No Jazz band would be complete without the trombone. Just like the trumpet, the trombone is a brass instrument with a bell on one end. Notes are changed by using the slide and a mute further changes the character of the instrument.

History of the Trombone

The trombone, also known as a bone, was made famous by the Duke of Burgundy who enjoyed the instrument as part of a dance band in his court. The trombone was first used independently in 1807 by composer Joachim Nicolas Eggert in his Symphony in E Flat, however Beethoven is typically credited with the trombone’s introduction. He used it in the final movement of his Symphony No. 5 in C minor as well as his Pastoral and Choral.

By the 1840s the trombone was fully integrated into the orchestra and was also being used in operas and other compositions. In the 20th century, music education and marching bands became popular in public U.S. schools, bringing the trombone into national popularity. Dixieland Jazz used the trombone as a support instrument while in Swing Jazz the trombone became a popular solo instrument.

Playing a Trombone

Today, the trombone most commonly used are the tenor and bass. The slide is moved to change notes. If breath is continually blown while the slide changes position, it produces a gliding sound. By stopping and starting breaths, trombones can hit individual notes.

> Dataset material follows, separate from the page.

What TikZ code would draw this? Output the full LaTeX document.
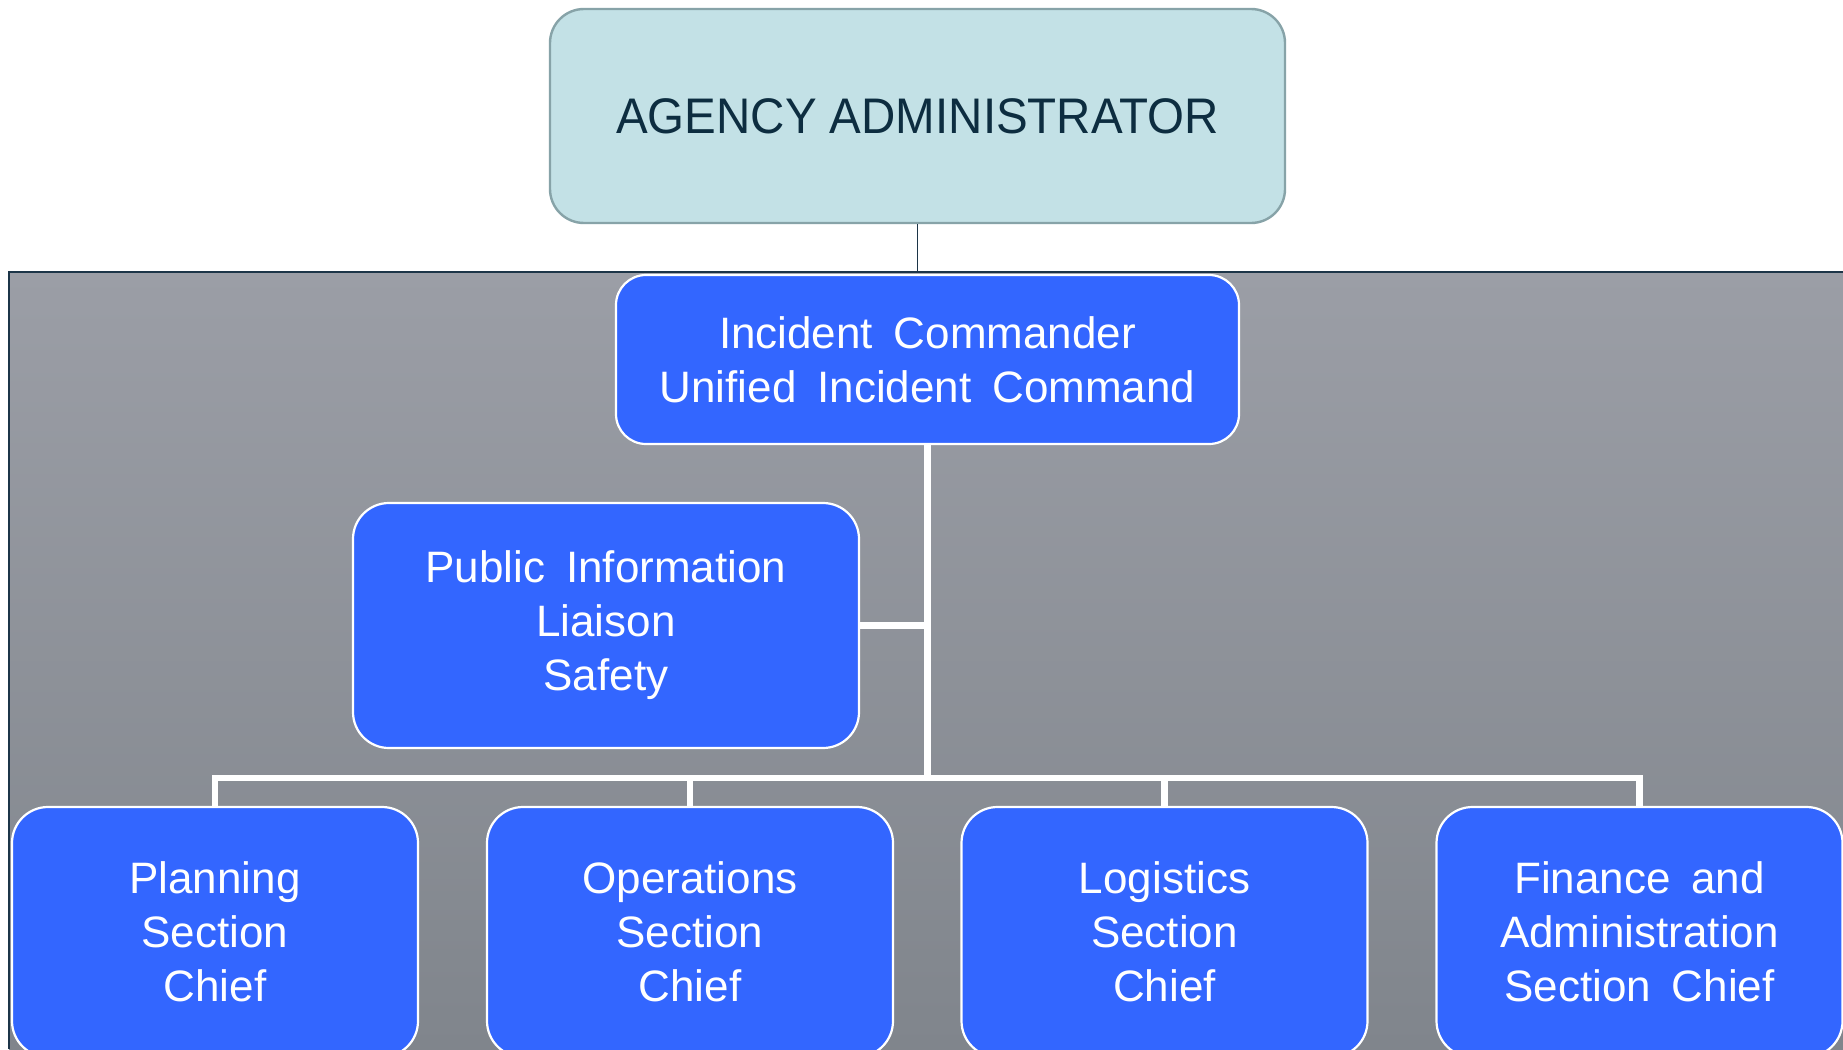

Mutes are used to change the timbre and to create a “wah-wah” effect unlike any other instrument. Some trombone players believe the materials used to construct the instruments affect the sound. Most commonly, yellow brass is used to make the body of the instrument while the bell is crafted from either two separate sheets or hammered from a single piece. In some instances, the bell is made from sterling silver.